Project Partners: KCL, TCD, CSIC, Lead PIs: Blánaid White, Fiona Regan Funded by: EPA
Project Summary: This project will provide a detailed insight into the occurrence, fate and impact of contaminants of emerging concern (CECs) in Irish receiving waters, establishing a prioritised list of contaminants of emerging concern in Ireland along with a framework to risk assess these compounds, enabling future policy development to protect and enhance our water quality.
The objectives of IMPACT are to detect, monitor and risk assess contaminants of emerging concern (CECs), in particular pesticides, low level pharmaceuticals and personal care and cosmetic products (PCCPs).
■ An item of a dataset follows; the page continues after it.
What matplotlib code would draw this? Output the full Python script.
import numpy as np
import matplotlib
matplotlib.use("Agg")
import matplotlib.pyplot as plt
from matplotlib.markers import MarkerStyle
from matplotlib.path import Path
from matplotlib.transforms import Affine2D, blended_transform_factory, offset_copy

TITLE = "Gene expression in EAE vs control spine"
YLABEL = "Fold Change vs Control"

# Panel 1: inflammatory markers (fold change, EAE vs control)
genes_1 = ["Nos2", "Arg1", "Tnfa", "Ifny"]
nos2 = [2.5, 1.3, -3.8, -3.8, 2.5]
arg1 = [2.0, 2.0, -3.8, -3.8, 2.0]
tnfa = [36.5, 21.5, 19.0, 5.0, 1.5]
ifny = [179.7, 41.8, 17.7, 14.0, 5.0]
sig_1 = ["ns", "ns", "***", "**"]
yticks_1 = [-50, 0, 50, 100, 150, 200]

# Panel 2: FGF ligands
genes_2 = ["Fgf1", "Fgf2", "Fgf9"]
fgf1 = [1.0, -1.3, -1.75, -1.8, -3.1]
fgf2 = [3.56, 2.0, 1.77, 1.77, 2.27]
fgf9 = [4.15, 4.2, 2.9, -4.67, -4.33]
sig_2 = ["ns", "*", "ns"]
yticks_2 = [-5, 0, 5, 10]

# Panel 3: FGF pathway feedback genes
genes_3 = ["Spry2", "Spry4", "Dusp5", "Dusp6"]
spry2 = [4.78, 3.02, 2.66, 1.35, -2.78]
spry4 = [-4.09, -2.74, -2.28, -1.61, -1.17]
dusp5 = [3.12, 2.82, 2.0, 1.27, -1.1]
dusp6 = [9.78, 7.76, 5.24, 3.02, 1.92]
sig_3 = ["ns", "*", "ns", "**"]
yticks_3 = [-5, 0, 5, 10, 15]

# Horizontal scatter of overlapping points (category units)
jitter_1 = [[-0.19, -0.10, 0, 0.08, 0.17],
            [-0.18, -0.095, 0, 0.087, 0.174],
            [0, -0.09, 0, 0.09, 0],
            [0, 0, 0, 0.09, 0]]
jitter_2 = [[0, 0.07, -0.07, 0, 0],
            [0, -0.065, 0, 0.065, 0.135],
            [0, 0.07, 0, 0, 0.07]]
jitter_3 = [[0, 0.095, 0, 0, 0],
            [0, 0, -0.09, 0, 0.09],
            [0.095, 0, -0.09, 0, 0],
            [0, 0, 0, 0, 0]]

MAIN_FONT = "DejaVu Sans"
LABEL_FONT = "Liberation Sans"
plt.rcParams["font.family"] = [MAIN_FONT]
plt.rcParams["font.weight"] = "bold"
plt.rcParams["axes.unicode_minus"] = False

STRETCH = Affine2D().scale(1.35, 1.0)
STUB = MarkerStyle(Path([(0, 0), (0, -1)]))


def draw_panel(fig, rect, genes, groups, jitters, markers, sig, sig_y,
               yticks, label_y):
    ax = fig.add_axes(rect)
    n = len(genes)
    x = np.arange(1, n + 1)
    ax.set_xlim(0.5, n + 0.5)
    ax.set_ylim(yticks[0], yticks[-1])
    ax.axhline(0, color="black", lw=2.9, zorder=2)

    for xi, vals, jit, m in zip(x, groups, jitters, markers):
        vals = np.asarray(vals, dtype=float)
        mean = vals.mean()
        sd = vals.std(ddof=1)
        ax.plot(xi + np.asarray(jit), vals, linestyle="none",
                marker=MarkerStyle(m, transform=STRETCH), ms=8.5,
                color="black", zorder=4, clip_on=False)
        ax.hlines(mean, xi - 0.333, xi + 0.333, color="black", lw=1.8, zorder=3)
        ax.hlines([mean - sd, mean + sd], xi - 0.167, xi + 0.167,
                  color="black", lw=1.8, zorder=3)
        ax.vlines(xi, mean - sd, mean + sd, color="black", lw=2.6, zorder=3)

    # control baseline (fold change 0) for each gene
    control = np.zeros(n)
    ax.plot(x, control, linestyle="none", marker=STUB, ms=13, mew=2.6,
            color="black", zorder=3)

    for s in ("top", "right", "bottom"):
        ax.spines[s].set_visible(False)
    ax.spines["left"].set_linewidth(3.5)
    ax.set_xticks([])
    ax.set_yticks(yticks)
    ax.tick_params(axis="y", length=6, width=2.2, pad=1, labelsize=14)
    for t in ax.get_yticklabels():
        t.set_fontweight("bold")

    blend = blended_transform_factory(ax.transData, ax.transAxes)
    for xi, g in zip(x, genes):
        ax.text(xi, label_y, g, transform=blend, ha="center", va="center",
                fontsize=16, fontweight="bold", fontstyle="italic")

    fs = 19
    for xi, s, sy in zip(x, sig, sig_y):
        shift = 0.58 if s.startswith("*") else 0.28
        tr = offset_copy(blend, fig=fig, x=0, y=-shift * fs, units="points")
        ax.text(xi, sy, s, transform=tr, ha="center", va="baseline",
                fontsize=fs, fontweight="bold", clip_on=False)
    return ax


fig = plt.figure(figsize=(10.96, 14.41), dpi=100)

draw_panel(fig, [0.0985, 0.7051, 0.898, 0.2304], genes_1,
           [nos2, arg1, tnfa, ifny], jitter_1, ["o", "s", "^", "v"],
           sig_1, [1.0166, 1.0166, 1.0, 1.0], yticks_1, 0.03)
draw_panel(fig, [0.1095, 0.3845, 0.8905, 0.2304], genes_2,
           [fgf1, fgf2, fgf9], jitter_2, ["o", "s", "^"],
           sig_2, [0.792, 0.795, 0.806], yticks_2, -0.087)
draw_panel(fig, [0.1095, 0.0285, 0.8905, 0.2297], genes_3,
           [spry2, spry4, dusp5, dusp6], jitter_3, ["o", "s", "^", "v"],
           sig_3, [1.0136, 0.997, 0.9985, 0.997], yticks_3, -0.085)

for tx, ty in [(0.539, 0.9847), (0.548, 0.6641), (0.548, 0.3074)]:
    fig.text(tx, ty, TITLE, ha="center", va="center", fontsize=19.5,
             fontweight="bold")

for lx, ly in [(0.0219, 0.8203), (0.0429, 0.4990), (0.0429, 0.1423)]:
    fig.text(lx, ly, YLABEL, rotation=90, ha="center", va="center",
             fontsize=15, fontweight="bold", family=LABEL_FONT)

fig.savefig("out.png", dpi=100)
CECs can be defined as “manufactured or manmade chemicals or materials which have now been discovered or are suspected to be present in various environmental compartments and whose toxicity or persistence are likely to significantly alter the metabolism of a living being”. IMPACT assembles a world class research team with the knowledge, skills and expertise to provide comprehensive insight into the occurrence, fate and impact of contaminants of emerging concern in Irish receiving waters. This will enable us to support urban waste water treatment plant operators to develop and optimise strategies for the efficient removal of identified CECs and to minimise the potential risk posed by CECs in Irish waters. By establishing a prioritised list of pollutants of concern in Ireland, we can inform future policy development to protect and enhance Irish and European water quality. This project will allow concentrations of CECs to be measured, providing critical information for tools to evaluate their potential risks to human health.
The accurate assessment of the contaminants of emerging concern should help identify pressures and this assessment, combined with the risk assessment framework developed here, should enable a more effective risk management of Irish wasters, informing national policy and future River Basin Management Plans. Additionally, the innovative technologies and cutting edge methods developed here should enable more accurate assessment of Irish and international waters. The international case studies should help inform future trends and policy developments in the countries involved in the studies.